Project Introduction The Naga Database

manuscript Christoph von Furer-Haimendorf notebook three

caption: adoption and inheritance
medium: notes
person: Chinyang
ethnicgroup: Konyak
location: Wakching
date: 15.8.1936
person: Furer-Haimendorf
date: 8.1936-6.1937
person: School of Oriental and African Studies Library, London
text: (75) Wakching 15/8/1936
text: Informant: Chinyang.
text: If a child's parents die, the child is brought up by one of the father's brothers. Adoption happens if a rich man is childless; then the adopted son becomes his heir. If later on the adoptive father gets children of his own, the adopted child (son) gets a few fields to cultivate. He can keep them all his life but they don't become his property and he cannot sell them.
text: The adopted child must always be of the same clan, but if he is not of the same sib he (76) won't get or inherit any property. Only if the adoptive father has no other relatives of his own the adopted son inherits.
text: If a man dies and leaves three sons, the eldest son inherits the house and the moveable property and all the fields, but he gives to the younger sons some fields which they cultivate, but they can't sell them and can't dispose of them in any way. The eldest brother pays their marriage prices, but they live only as long in his house as they are unmarried.
text: When the eldest son dies (77) all his property goes to his eldest son.
text: As long as the younger brothers remain in their elder brother's house, they can earn property of their own and take it with them when they leave their brother's house.
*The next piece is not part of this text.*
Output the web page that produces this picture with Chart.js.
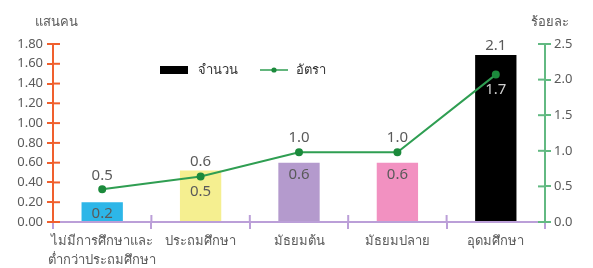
<!DOCTYPE html>
<html>
<head>
<meta charset="utf-8">
<script src="https://cdn.jsdelivr.net/npm/chart.js@4/dist/chart.umd.min.js"></script>
<style>
  html, body { margin: 0; padding: 0; background: #fff; }
  #wrap { width: 593px; height: 268px; position: relative; }
</style>
</head>
<body>
<div id="wrap"><canvas id="eduChart"></canvas></div>
<script>
// data
const categories = [['ไม่มีการศึกษาและ', 'ต่ำกว่าประถมศึกษา'], 'ประถมศึกษา', 'มัธยมต้น', 'มัธยมปลาย', 'อุดมศึกษา'];
const amounts = [0.2, 0.52, 0.6, 0.6, 1.69];   // แสนคน
const rates = [0.46, 0.64, 0.98, 0.98, 2.07];  // ร้อยละ
const leftTicks = [0, 0.2, 0.4, 0.6, 0.8, 1.0, 1.2, 1.4, 1.6, 1.8];
const rightTicks = [0, 0.5, 1.0, 1.5, 2.0, 2.5];
const seriesNames = ['จำนวน', 'อัตรา'];
const leftTitle = 'แสนคน';
const rightTitle = 'ร้อยละ';

const barColors = ['#2db6e8', '#f5ef90', '#b49acd', '#f291c1', '#000000'];
const leftColor = '#f0602e';
const rightColor = '#62b982';
const xColor = '#bb9fd8';
const lineColor = '#2f9e52';
const pointColor = '#1c8a3c';
const textColor = '#5a5a5a';
const fontFamily = '"Noto Sans", "DejaVu Sans", sans-serif';

// value labels over bars and points
const valueLabels = {
  id: 'valueLabels',
  afterDatasetsDraw(chart) {
    const ctx = chart.ctx;
    const bars = chart.getDatasetMeta(0).data;
    const points = chart.getDatasetMeta(1).data;
    ctx.save();
    ctx.font = '15px ' + fontFamily;
    ctx.textAlign = 'center';
    ctx.textBaseline = 'middle';
    bars.forEach((bar, i) => {
      const pt = points[i];
      ctx.fillStyle = i === bars.length - 1 ? '#cfcfcf' : textColor;
      ctx.fillText(amounts[i].toFixed(1), bar.x, Math.max(bar.y + 12, pt.y + 15));
      ctx.fillStyle = textColor;
      ctx.fillText(rates[i].toFixed(1), pt.x, Math.min(pt.y - 14, bar.y - 9));
    });
    ctx.restore();
  }
};

// ticks crossing the axes, axis titles, legend inside the plot
const axisExtras = {
  id: 'axisExtras',
  afterDraw(chart) {
    const { ctx, scales, chartArea } = chart;
    ctx.save();
    ctx.lineWidth = 2;
    ctx.strokeStyle = leftColor;
    scales.y.ticks.forEach((t, i) => {
      const y = scales.y.getPixelForTick(i);
      ctx.beginPath(); ctx.moveTo(chartArea.left, y); ctx.lineTo(chartArea.left + 7, y); ctx.stroke();
    });
    ctx.strokeStyle = rightColor;
    scales.y1.ticks.forEach((t, i) => {
      const y = scales.y1.getPixelForTick(i);
      ctx.beginPath(); ctx.moveTo(chartArea.right - 7, y); ctx.lineTo(chartArea.right, y); ctx.stroke();
    });
    ctx.strokeStyle = xColor;
    const w = (chartArea.right - chartArea.left) / categories.length;
    for (let k = 1; k < categories.length; k++) {
      const x = chartArea.left + k * w;
      ctx.beginPath(); ctx.moveTo(x, chartArea.bottom - 7); ctx.lineTo(x, chartArea.bottom); ctx.stroke();
    }

    ctx.fillStyle = textColor;
    ctx.font = '13px ' + fontFamily;
    ctx.textAlign = 'center';
    ctx.textBaseline = 'middle';
    ctx.fillText(leftTitle, scales.y.right + 3, 22);
    ctx.fillText(rightTitle, scales.y1.left + 5, 22);

    // legend
    let x = chartArea.left + 107;
    const y = chartArea.top + 26;
    ctx.textAlign = 'left';
    ctx.fillStyle = '#000';
    ctx.fillRect(x, y - 4, 28, 8);
    x += 38;
    ctx.fillStyle = '#333';
    ctx.fillText(seriesNames[0], x, y);
    x += ctx.measureText(seriesNames[0]).width + 22;
    ctx.strokeStyle = lineColor;
    ctx.lineWidth = 1.5;
    ctx.beginPath(); ctx.moveTo(x, y); ctx.lineTo(x + 28, y); ctx.stroke();
    ctx.fillStyle = pointColor;
    ctx.beginPath(); ctx.arc(x + 14, y, 2.6, 0, Math.PI * 2); ctx.fill();
    x += 36;
    ctx.fillStyle = '#333';
    ctx.fillText(seriesNames[1], x, y);
    ctx.restore();
  }
};

const ctx = document.getElementById('eduChart').getContext('2d');
const eduChart = new Chart(ctx, {
  data: {
    labels: categories,
    datasets: [{
      type: 'bar',
      label: seriesNames[0],
      data: amounts,
      backgroundColor: barColors,
      yAxisID: 'y',
      order: 2,
      categoryPercentage: 1,
      barPercentage: 0.42
    }, {
      type: 'line',
      label: seriesNames[1],
      data: rates,
      borderColor: lineColor,
      borderWidth: 2,
      pointBackgroundColor: pointColor,
      pointBorderColor: pointColor,
      pointRadius: 3,
      tension: 0,
      yAxisID: 'y1',
      order: 1
    }]
  },
  options: {
    responsive: true,
    maintainAspectRatio: false,
    animation: false,
    layout: { padding: { top: 44, left: 0, right: 0, bottom: 0 } },
    scales: {
      x: {
        offset: true,
        grid: { offset: true, drawOnChartArea: false, color: xColor, lineWidth: 2, tickLength: 7 },
        border: { color: xColor, width: 2 },
        ticks: { color: textColor, padding: 3, maxRotation: 0, autoSkip: false, font: { family: fontFamily, size: 13, lineHeight: 1.45 } },
        afterFit: s => { s.height = 46; }
      },
      y: {
        position: 'left',
        min: 0, max: 1.8,
        afterBuildTicks: s => { s.ticks = leftTicks.map(v => ({ value: v })); },
        grid: { drawOnChartArea: false, color: leftColor, lineWidth: 2, tickLength: 6 },
        border: { color: leftColor, width: 2 },
        ticks: { color: textColor, padding: 4, font: { family: fontFamily, size: 13 }, callback: v => v.toFixed(2) },
        afterFit: s => { s.width = 53; }
      },
      y1: {
        position: 'right',
        min: 0, max: 2.5,
        afterBuildTicks: s => { s.ticks = rightTicks.map(v => ({ value: v })); },
        grid: { drawOnChartArea: false, color: rightColor, lineWidth: 2, tickLength: 6 },
        border: { color: rightColor, width: 2 },
        ticks: { color: textColor, padding: 3, font: { family: fontFamily, size: 13 }, callback: v => v.toFixed(1) },
        afterFit: s => { s.width = 48; }
      }
    },
    plugins: {
      legend: { display: false },
      tooltip: { enabled: false }
    }
  },
  plugins: [valueLabels, axisExtras]
});
</script>
</body>
</html>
The latter also provides them with cooking utensils.
text: A father can give one of his fields to a younger son even as a donation inter vivos. The younger son may have the usufruct of a field but it never can become his property. "Ghawang gave the eldest son to the parents to be the heir, so he must inherit everything". The other sons (78) are also from Ghawang, of course. When the eldest son marries he remains in his father's house. When the younger marry they build houses of their own. They can't leave the fields of which they have the usufruct to their sons, for the fields are the property of their eldest brother's sons.
text: If an eldest son dies before his father but leaves a son, all the property [of] the father will go at his death to the son of his eldest son, even if he is a small child, and nothing to his younger sons.
text: (79) If a man dies leaving no sons and has an elder and a younger brother, the whole property will go to the elder brother or his sons.
text: If a man dies leaving no son but a widow and three daughters, these women will stay in his house and have the usufruct of his fields till the last daughter marries. The mother goes to live with her and the house and all the property is taken over by a clansman of the deceased.
text: A man cannot leave anything to a man who is not of his own clan. (80) He can't leave anything to his morung. The morung does not own any fields, but hires every year some fields.
text: But the Wakching morungs have a strange right over land very far away, as near Tanhai, Pungkung, Oting and Shiong, and Lapha. From these villages who cultivate the land of the Wakching morungs, they get a sort of rent or tribute. They get most from Shiong because these fields are so near that they would be of use to Wakching itself.